### DATA EXTRACT
┌────────
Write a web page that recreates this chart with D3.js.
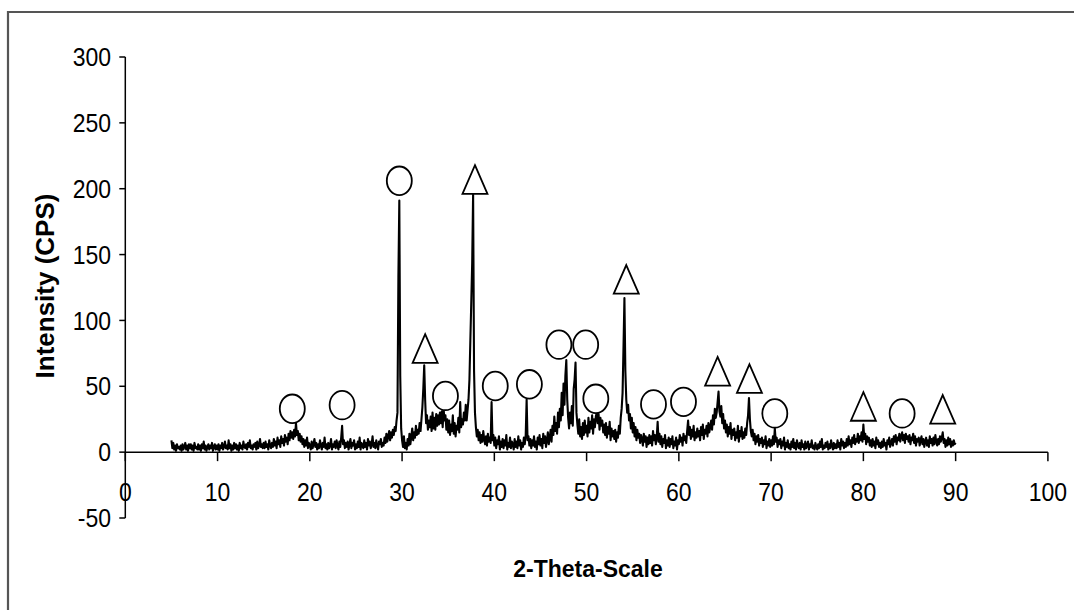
<!DOCTYPE html>
<html>
<head>
<meta charset="utf-8">
<script src="https://cdn.jsdelivr.net/npm/d3@7"></script>
<style>
  html, body { margin: 0; padding: 0; background: #fff; }
  svg { display: block; }
  text { font-family: "Liberation Sans", Arial, sans-serif; fill: #000; }
</style>
</head>
<body>
<svg id="chart" width="1074" height="610"></svg>
<script>
// XRD scan: one row per whole degree of 2-theta, ten readings per row (0.1 deg step)
const scanStart = 5;
const intensityRows = [
  [9,3,7,2,5,1,6,3,4,2],          // 5
  [5,1,6,2,4,7,2,5,1,6],          // 6
  [3,6,2,5,1,7,3,4,2,6],          // 7
  [2,5,1,6,3,8,2,5,1,4],          // 8
  [6,2,5,3,7,1,4,6,2,5],          // 9
  [2,6,1,5,3,7,2,4,8,3],          // 10
  [5,2,9,3,6,1,5,2,7,3],          // 11
  [6,2,5,1,7,3,5,2,8,4],          // 12
  [3,6,2,7,4,9,3,5,2,6],          // 13
  [4,7,2,8,3,5,10,4,6,3],         // 14
  [7,3,8,4,6,2,9,5,3,7],          // 15
  [4,10,5,8,3,11,6,9,4,12],       // 16
  [7,10,5,13,8,11,6,14,9,16],     // 17
  [11,15,10,17,12,22,13,16,9,14], // 18
  [8,12,6,10,4,9,5,11,3,7],       // 19
  [5,2,8,3,6,10,4,7,2,6],         // 20
  [3,9,5,2,7,4,11,3,6,2],         // 21
  [7,3,5,10,2,6,4,8,3,9],         // 22
  [5,2,8,4,11,20,6,9,3,7],        // 23
  [4,8,2,6,10,3,7,5,9,2],         // 24
  [6,3,8,4,11,2,7,5,3,9],         // 25
  [4,7,2,10,5,8,3,6,12,4],        // 26
  [7,3,9,5,2,8,6,10,4,7],         // 27
  [5,11,7,14,8,12,16,9,15,11],    // 28
  [17,13,19,16,24,30,133,191,58,18], // 29
  [9,4,12,3,7,2,10,5,14,6],       // 30
  [12,18,9,15,11,20,13,17,14,22], // 31
  [16,25,34,48,66,40,22,28,17,24],// 32
  [19,27,16,30,18,26,17,29,20,28],// 33
  [21,30,22,31,19,33,24,28,17,25],// 34
  [15,24,13,21,16,28,14,22,12,20],// 35
  [17,26,15,38,19,25,21,30,24,36],// 36
  [24,32,40,55,85,114,144,196,62,30], // 37
  [19,12,17,9,15,7,13,8,16,10],   // 38
  [6,12,5,14,8,11,7,38,9,13],     // 39
  [5,11,3,9,6,12,2,8,4,10],       // 40
  [3,9,5,13,2,7,4,11,3,8],        // 41
  [6,2,10,4,8,3,12,5,9,2],        // 42
  [7,4,11,6,13,40,9,12,5,10],     // 43
  [3,9,5,12,4,8,2,11,6,13],       // 44
  [5,10,3,14,7,12,4,9,15,6],      // 45
  [11,17,8,20,13,27,16,22,14,30], // 46
  [19,33,24,45,28,52,36,58,70,40],// 47
  [26,18,30,22,35,20,48,55,68,30],// 48
  [21,14,25,12,19,10,22,13,24,15],// 49
  [20,12,26,15,23,18,28,14,25,19],// 50
  [27,30,22,29,17,26,20,24,15,21],// 51
  [13,22,11,19,14,23,9,18,12,16], // 52
  [10,17,8,15,11,20,14,26,33,45], // 53
  [80,117,62,40,30,36,24,29,18,26], // 54
  [15,22,12,19,9,17,11,14,7,13],  // 55
  [10,5,14,8,12,4,11,6,13,7],     // 56
  [12,5,16,9,13,6,11,23,8,14],    // 57
  [6,12,4,10,7,13,3,9,5,11],      // 58
  [4,10,6,12,3,8,5,11,2,9],       // 59
  [6,13,8,11,5,14,9,12,7,16],     // 60
  [24,13,19,10,17,12,20,9,15,11], // 61
  [18,12,16,9,19,13,21,10,17,14], // 62
  [20,12,22,15,19,24,17,28,21,33],// 63
  [26,30,38,46,31,27,35,22,29,18],// 64
  [24,15,21,12,19,14,22,10,17,13],// 65
  [18,9,15,11,20,8,16,12,19,10],  // 66
  [15,11,18,13,22,28,41,25,16,12],// 67
  [17,9,14,6,12,8,13,5,10,7],     // 68
  [11,4,9,6,12,3,8,5,10,4],       // 69
  [9,5,12,6,18,8,11,4,9,6],       // 70
  [10,3,8,5,11,2,7,4,9,3],        // 71
  [6,2,8,4,10,3,7,2,9,5],         // 72
  [3,7,2,9,4,6,2,8,3,5],          // 73
  [8,2,6,4,9,3,5,2,7,4],          // 74
  [2,6,3,8,4,10,2,5,3,7],         // 75
  [4,8,2,6,3,9,5,2,7,3],          // 76
  [6,3,9,4,7,2,10,5,8,3],         // 77
  [7,4,10,5,12,6,9,4,11,7],       // 78
  [13,6,10,8,14,7,12,9,15,8],     // 79
  [21,10,14,6,12,8,11,5,9,4],     // 80
  [10,5,8,3,11,6,9,4,7,3],        // 81
  [8,4,10,5,7,2,9,6,11,4],        // 82
  [7,10,5,12,8,13,6,11,9,14],     // 83
  [8,12,15,9,13,7,14,10,12,8],    // 84
  [13,6,11,9,14,7,12,5,10,8],     // 85
  [11,5,9,12,6,10,4,8,11,5],      // 86
  [9,4,12,7,10,5,11,6,13,8],      // 87
  [5,10,6,12,8,11,15,7,10,4],     // 88
  [9,5,11,6,10,4,8,5,9,6],        // 89
  [7]                             // 90
];

// Phase markers: [2-theta, marker centre in CPS]
const circlePeaks = [
  [18.1, 32.9], [23.5, 35.7], [29.7, 206], [34.7, 42.7], [40.1, 50.2],
  [43.8, 51.5], [47.0, 81.6], [49.9, 81.6], [51.0, 40.5], [57.25, 36.3],
  [60.5, 38.2], [70.4, 29.4], [84.2, 29.4]
];
const trianglePeaks = [
  [32.5, 78.7], [37.9, 207], [54.3, 131.2], [64.2, 61.4], [67.65, 55.8],
  [80.0, 34.7], [88.6, 32.5]
];

const xTicks = [0, 10, 20, 30, 40, 50, 60, 70, 80, 90, 100];
const yTicks = [-50, 0, 50, 100, 150, 200, 250, 300];
const xTitle = "2-Theta-Scale";
const yTitle = "Intensity (CPS)";

// Flatten the rows into [2-theta, intensity] pairs
const scan = [];
intensityRows.forEach((row, r) => {
  row.forEach((v, i) => scan.push([(scanStart * 10 + r * 10 + i) / 10, v]));
});

const svg = d3.select("#chart");

const x = d3.scaleLinear().domain([0, 100]).range([125.3, 1047.9]);
const y = d3.scaleLinear().domain([-50, 300]).range([518, 57]);

// outer chart frame (top and left edges visible)
svg.append("path")
  .attr("d", "M8,610 L8,12 L1074,12")
  .attr("fill", "none")
  .attr("stroke", "#555")
  .attr("stroke-width", 2.2);

// y axis
const yAxis = svg.append("g");
yAxis.append("line")
  .attr("x1", x(0)).attr("x2", x(0))
  .attr("y1", y(-50)).attr("y2", y(300))
  .attr("stroke", "#000").attr("stroke-width", 1.5);
yAxis.selectAll("line.tick").data(yTicks).join("line")
  .attr("class", "tick")
  .attr("x1", x(0) - 6).attr("x2", x(0))
  .attr("y1", d => y(d)).attr("y2", d => y(d))
  .attr("stroke", "#000").attr("stroke-width", 1.5);
yAxis.selectAll("text").data(yTicks).join("text")
  .attr("transform", d => `translate(111,${y(d)}) scale(1,1.1)`)
  .attr("text-anchor", "end")
  .attr("dy", "0.36em")
  .style("font-size", "23px")
  .text(d => d);

// x axis along zero intensity
const xAxis = svg.append("g");
xAxis.append("line")
  .attr("x1", x(0)).attr("x2", x(100))
  .attr("y1", y(0)).attr("y2", y(0))
  .attr("stroke", "#000").attr("stroke-width", 1.5);
xAxis.selectAll("line.tick").data(xTicks).join("line")
  .attr("class", "tick")
  .attr("x1", d => x(d)).attr("x2", d => x(d))
  .attr("y1", y(0)).attr("y2", y(0) + 9)
  .attr("stroke", "#000").attr("stroke-width", 1.5);
xAxis.selectAll("text").data(xTicks).join("text")
  .attr("transform", d => `translate(${x(d)},492) scale(1,1.1)`)
  .attr("text-anchor", "middle")
  .attr("dy", "0.36em")
  .style("font-size", "23px")
  .text(d => d);

// axis titles
svg.append("text")
  .attr("x", 588).attr("y", 577)
  .attr("text-anchor", "middle")
  .style("font-size", "23px").style("font-weight", "bold")
  .text(xTitle);
svg.append("text")
  .attr("transform", "translate(54,286) rotate(-90)")
  .attr("text-anchor", "middle")
  .style("font-size", "26px").style("font-weight", "bold")
  .text(yTitle);

// diffraction pattern
svg.append("path")
  .datum(scan)
  .attr("d", d3.line().x(d => x(d[0])).y(d => y(d[1])))
  .attr("fill", "none")
  .attr("stroke", "#000")
  .attr("stroke-width", 2.1)
  .attr("stroke-linejoin", "round");

// phase markers
const rx = 12.5, ry = 14.3;
svg.append("g").selectAll("ellipse").data(circlePeaks).join("ellipse")
  .attr("cx", d => x(d[0])).attr("cy", d => y(d[1]))
  .attr("rx", rx).attr("ry", ry)
  .attr("fill", "#fff").attr("stroke", "#000").attr("stroke-width", 1.8);
svg.append("g").selectAll("path").data(trianglePeaks).join("path")
  .attr("d", d => {
    const cx = x(d[0]), cy = y(d[1]);
    return `M${cx},${cy - ry} L${cx + rx},${cy + ry} L${cx - rx},${cy + ry} Z`;
  })
  .attr("fill", "#fff").attr("stroke", "#000").attr("stroke-width", 1.8)
  .attr("stroke-linejoin", "miter");
</script>
</body>
</html>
└────────
### WHAT IS ASKED
Filter out all lines lacking the word "chart" and copy the rest.

### EXERCISE SOLUTION
Write a web page that recreates this chart with D3.js.
<svg id="chart" width="1074" height="610"></svg>
const svg = d3.select("#chart");
// outer chart frame (top and left edges visible)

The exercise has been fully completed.